Home was no longer a benign refuge. Suddenly our parents were zombies that had just walked off the set of Dawn of the Dead and our siblings, instruments of demonic forces. Malevolence seeped out between the smiling faces of the floral wallpaper, like a tobacco stain creeping in silence. Those once straight walls and neat corners were now decidedly warped.
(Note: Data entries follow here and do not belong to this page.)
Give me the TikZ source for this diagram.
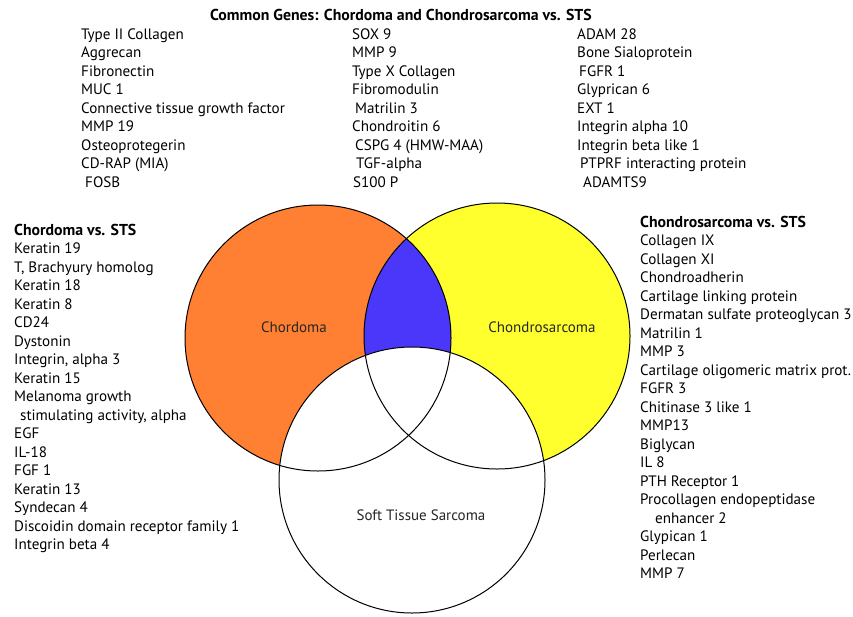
\documentclass[tikz,border=0pt]{standalone}
\usepackage{fontspec}
\setmainfont{PT Sans}
\usepackage{xcolor}
\definecolor{chordorange}{RGB}{255,128,50}
\definecolor{chondroyellow}{RGB}{255,255,45}
\definecolor{commonblue}{RGB}{75,55,250}

\begin{document}
\begin{tikzpicture}[x=1pt,y=-1pt,
    gene/.style={anchor=base west, inner sep=0pt, font=\fontsize{15.1}{18}\selectfont},
    head/.style={gene, font=\fontsize{15.8}{18}\selectfont\bfseries},
    setlabel/.style={inner sep=0pt, font=\fontsize{15}{17}\selectfont, text=black!85}]
  \useasboundingbox (0,0) rectangle (853,616);
  \def\r{133pt} % radius of each set
  \def\dy{18.5} % line spacing of the lists

  % Centres of the three sets
  \coordinate (C1) at (318,338);
  \coordinate (C2) at (497,336);
  \coordinate (C3) at (412,480);

  % Fill the sets
  \fill[chordorange] (C1) circle (\r);
  \fill[chondroyellow] (C2) circle (\r);
  \begin{scope}
    \clip (C1) circle (\r);
    \fill[commonblue] (C2) circle (\r);
  \end{scope}
  \fill[white] (C3) circle (\r);

  % Outlines
  \foreach \c in {C1,C2,C3} {
    \draw[line width=1pt] (\c) circle (\r);
  }

  % Set labels
  \node[setlabel] (chordoma) at (294,327) {Chordoma};
  \node[setlabel] (chondro) at (542,327) {Chondrosarcoma};
  \node[setlabel] (sts) at (421,515) {Soft Tissue Sarcoma};

  % Common genes
  \node[head, anchor=base] (common) at (401,20) {Common Genes: Chordoma and Chondrosarcoma vs. STS};
  \foreach \g [count=\i] in {Type II Collagen, Aggrecan, Fibronectin, MUC 1,
      Connective tissue growth factor, MMP 19, Osteoprotegerin, CD-RAP (MIA),
      {\hspace{4pt}FOSB}} {
    \node[gene] (ca\i) at (81,{39+(\i-1)*\dy}) {\g};
  }
  \foreach \g [count=\i] in {SOX 9, MMP 9, Type X Collagen, Fibromodulin,
      {\hspace{3pt}Matrilin 3}, Chondroitin 6, {\hspace{3pt}CSPG 4 (HMW-MAA)},
      {\hspace{4pt}TGF-alpha}, {\hspace{1pt}S100 P}} {
    \node[gene] (cb\i) at (352,{39+(\i-1)*\dy}) {\g};
  }
  \foreach \g [count=\i] in {ADAM 28, Bone Sialoprotein, {\hspace{2pt}FGFR 1},
      Glyprican 6, EXT 1, Integrin alpha 10, Integrin beta like 1,
      {\hspace{3pt}PTPRF interacting protein}, {\hspace{6pt}ADAMTS9}} {
    \node[gene] (cc\i) at (577,{39+(\i-1)*\dy}) {\g};
  }

  % Chordoma vs. STS
  \node[head] (chordhead) at (14,235) {Chordoma vs. STS};
  \foreach \g [count=\i] in {Keratin 19, {T, Brachyury homolog}, Keratin 18,
      Keratin 8, CD24, Dystonin, {Integrin, alpha 3}, Keratin 15,
      Melanoma growth, {\hspace{6pt}stimulating activity, alpha}, EGF, IL-18,
      FGF 1, Keratin 13, Syndecan 4, Discoidin domain receptor family 1,
      Integrin beta 4} {
    \node[gene] (ch\i) at (14,{235+\i*\dy}) {\g};
  }

  % Chondrosarcoma vs. STS
  \node[head] (condhead) at (640,227) {Chondrosarcoma vs. STS};
  \foreach \g [count=\i] in {Collagen IX, Collagen XI, Chondroadherin,
      Cartilage linking protein, Dermatan sulfate proteoglycan 3, Matrilin 1,
      MMP 3, Cartilage oligomeric matrix prot., FGFR 3, Chitinase 3 like 1,
      MMP13, Biglycan, IL 8, PTH Receptor 1, Procollagen endopeptidase,
      {\hspace{15pt}enhancer 2}, Glypican 1, Perlecan, MMP 7} {
    \node[gene] (cs\i) at (640,{227+\i*\dy}) {\g};
  }
\end{tikzpicture}
\end{document}
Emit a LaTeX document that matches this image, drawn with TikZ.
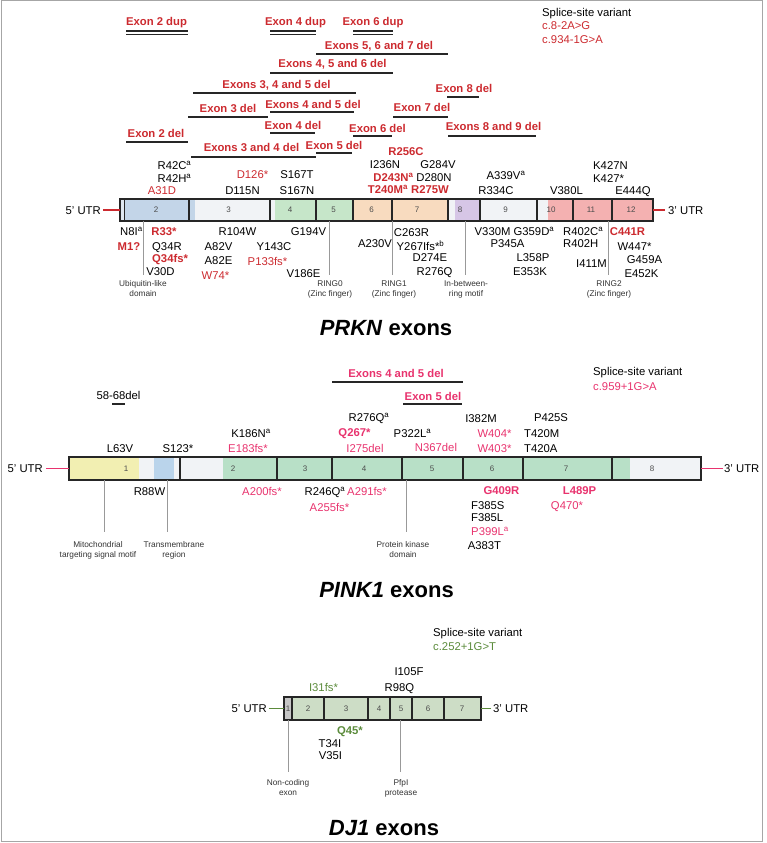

A fascination with the horror film genre is evident in ‘Palisade’, with cleverly overlaid fragments of home and horror, stitched together to create images that appear as slightly disjointed collages. The inclusion of text intensifies this effect, drawing on the Dada fascination with mass produced ready-made materials such as advertising images and newspaper articles. Cutting and rearranging image and text into collages, the Dadaists attempted to disrupt the way information is organised, rejecting the ideas and directives originally intended to be conveyed. ‘Palisade’ draws on this history to explore random consumption facilitated by digital technology. Scrolling through hundreds of images, our brains collage shards of text and image, we are unable to slow the relentless tempo to fully digest what we see. The Sunday matinee has exploded into a thousand shiny pieces, pumped itself up on steroids and gone viral. 

Bickford’s uncanny paintings revisit the familiarity of the suburban environment, peeling away the veneer of normality like strips of wallpaper, to expose fragments of other stories buried between the layers. In turn he asks us to consider how we experience the ambiguity of representation to construct our own personal narratives.